Copy the lines of the data below exactly, starting at the first and stopping after the line that contains "series_widths = [2.2, 3.3, 2.2]"; include no pictures.
* start *
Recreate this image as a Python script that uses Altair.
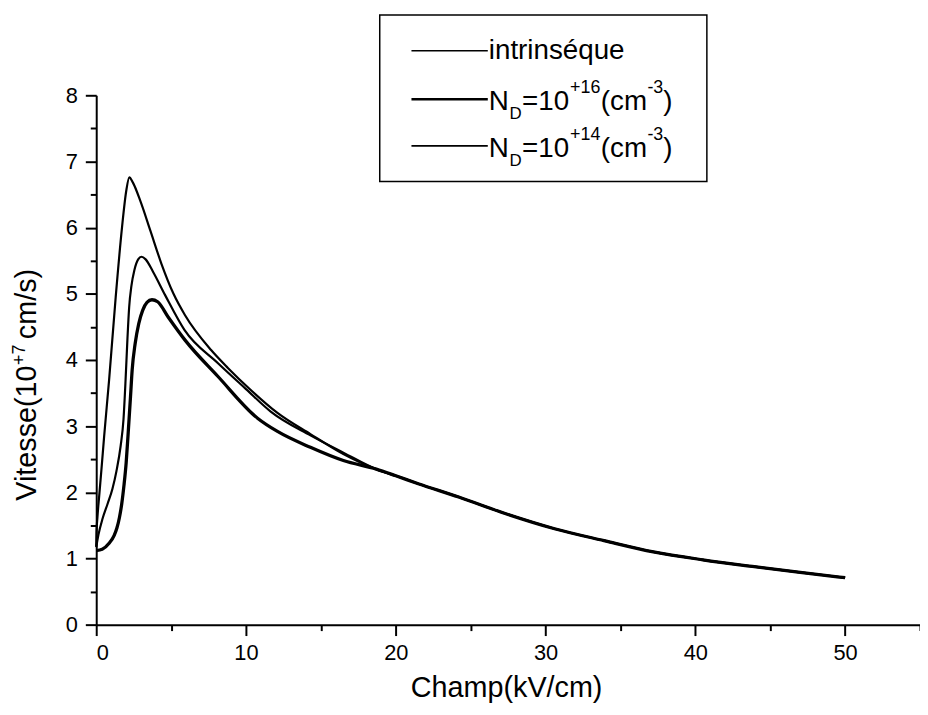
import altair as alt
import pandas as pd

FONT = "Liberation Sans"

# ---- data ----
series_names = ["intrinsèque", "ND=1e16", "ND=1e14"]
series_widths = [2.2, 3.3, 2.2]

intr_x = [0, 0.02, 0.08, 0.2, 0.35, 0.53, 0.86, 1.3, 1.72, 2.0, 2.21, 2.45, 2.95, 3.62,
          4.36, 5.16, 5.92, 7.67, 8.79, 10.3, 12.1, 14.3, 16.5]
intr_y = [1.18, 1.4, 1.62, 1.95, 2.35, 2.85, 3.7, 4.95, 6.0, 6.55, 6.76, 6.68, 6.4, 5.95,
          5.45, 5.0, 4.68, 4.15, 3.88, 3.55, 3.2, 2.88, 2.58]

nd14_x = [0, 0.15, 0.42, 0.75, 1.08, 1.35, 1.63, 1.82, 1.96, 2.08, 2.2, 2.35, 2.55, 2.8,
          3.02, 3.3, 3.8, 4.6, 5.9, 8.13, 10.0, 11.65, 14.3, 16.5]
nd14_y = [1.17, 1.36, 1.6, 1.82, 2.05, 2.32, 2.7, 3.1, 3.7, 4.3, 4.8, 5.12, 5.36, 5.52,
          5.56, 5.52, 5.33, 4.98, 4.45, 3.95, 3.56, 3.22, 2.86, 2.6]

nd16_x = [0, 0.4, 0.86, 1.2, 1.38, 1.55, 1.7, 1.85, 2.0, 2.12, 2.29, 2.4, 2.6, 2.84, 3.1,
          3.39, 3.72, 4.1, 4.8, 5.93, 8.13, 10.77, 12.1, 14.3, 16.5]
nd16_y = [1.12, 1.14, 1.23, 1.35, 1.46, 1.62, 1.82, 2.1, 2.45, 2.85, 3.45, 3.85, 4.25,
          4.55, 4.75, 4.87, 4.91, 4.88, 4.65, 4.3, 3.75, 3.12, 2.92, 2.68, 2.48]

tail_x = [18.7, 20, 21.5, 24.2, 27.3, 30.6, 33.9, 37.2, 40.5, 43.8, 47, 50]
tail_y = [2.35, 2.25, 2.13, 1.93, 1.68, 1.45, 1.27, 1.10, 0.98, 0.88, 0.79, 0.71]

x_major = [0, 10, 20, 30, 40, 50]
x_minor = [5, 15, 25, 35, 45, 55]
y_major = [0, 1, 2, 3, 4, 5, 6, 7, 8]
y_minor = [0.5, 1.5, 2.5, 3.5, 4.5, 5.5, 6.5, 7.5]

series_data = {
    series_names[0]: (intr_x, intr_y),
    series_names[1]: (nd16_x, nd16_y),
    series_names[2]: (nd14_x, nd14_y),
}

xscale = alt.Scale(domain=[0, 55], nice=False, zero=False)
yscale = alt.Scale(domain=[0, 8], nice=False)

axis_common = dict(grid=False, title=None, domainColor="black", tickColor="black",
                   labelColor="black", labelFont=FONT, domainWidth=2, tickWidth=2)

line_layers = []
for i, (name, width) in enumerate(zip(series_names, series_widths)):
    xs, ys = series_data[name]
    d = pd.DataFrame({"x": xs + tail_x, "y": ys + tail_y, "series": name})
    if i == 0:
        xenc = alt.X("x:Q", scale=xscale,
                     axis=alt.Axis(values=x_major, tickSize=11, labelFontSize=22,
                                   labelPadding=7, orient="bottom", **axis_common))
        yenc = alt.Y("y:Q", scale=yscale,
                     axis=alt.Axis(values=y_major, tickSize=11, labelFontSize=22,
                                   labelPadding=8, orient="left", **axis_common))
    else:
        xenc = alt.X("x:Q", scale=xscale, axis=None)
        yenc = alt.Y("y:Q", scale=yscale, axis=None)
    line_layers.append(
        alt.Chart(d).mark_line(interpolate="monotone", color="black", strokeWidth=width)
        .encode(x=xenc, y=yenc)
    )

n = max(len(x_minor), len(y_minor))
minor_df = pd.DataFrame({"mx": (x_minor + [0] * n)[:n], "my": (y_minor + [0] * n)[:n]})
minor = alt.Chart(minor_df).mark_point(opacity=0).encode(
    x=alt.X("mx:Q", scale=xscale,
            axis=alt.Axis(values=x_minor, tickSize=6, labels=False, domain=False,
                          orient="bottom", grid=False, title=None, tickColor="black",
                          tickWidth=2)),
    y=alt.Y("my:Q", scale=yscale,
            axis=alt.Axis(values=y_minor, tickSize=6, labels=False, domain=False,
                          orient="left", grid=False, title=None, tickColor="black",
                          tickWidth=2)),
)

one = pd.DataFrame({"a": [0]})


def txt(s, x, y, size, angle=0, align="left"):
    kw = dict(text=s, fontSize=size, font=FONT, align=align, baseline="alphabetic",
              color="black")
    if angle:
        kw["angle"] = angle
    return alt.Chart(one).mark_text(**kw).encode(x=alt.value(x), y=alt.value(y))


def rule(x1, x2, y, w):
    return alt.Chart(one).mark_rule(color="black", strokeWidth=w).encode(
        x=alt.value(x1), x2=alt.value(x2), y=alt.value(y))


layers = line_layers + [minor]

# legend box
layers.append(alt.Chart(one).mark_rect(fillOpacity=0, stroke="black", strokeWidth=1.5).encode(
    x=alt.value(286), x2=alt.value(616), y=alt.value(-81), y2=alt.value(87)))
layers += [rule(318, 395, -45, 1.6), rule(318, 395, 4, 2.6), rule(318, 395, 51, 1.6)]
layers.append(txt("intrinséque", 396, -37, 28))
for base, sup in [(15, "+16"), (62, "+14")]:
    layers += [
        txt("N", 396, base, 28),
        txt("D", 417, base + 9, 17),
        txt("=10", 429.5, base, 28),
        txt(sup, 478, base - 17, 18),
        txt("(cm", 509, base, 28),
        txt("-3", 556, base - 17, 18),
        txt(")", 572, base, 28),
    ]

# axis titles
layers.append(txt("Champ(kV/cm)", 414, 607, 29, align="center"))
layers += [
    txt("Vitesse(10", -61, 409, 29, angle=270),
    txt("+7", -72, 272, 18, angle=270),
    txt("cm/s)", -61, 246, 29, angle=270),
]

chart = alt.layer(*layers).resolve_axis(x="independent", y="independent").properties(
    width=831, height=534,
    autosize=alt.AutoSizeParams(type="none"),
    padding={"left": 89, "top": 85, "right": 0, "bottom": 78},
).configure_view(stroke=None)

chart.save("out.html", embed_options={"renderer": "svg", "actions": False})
* end *
> [Problem solution]:
Recreate this image as a Python script that uses Altair.
import altair as alt
import pandas as pd

FONT = "Liberation Sans"

# ---- data ----
series_names = ["intrinsèque", "ND=1e16", "ND=1e14"]
series_widths = [2.2, 3.3, 2.2]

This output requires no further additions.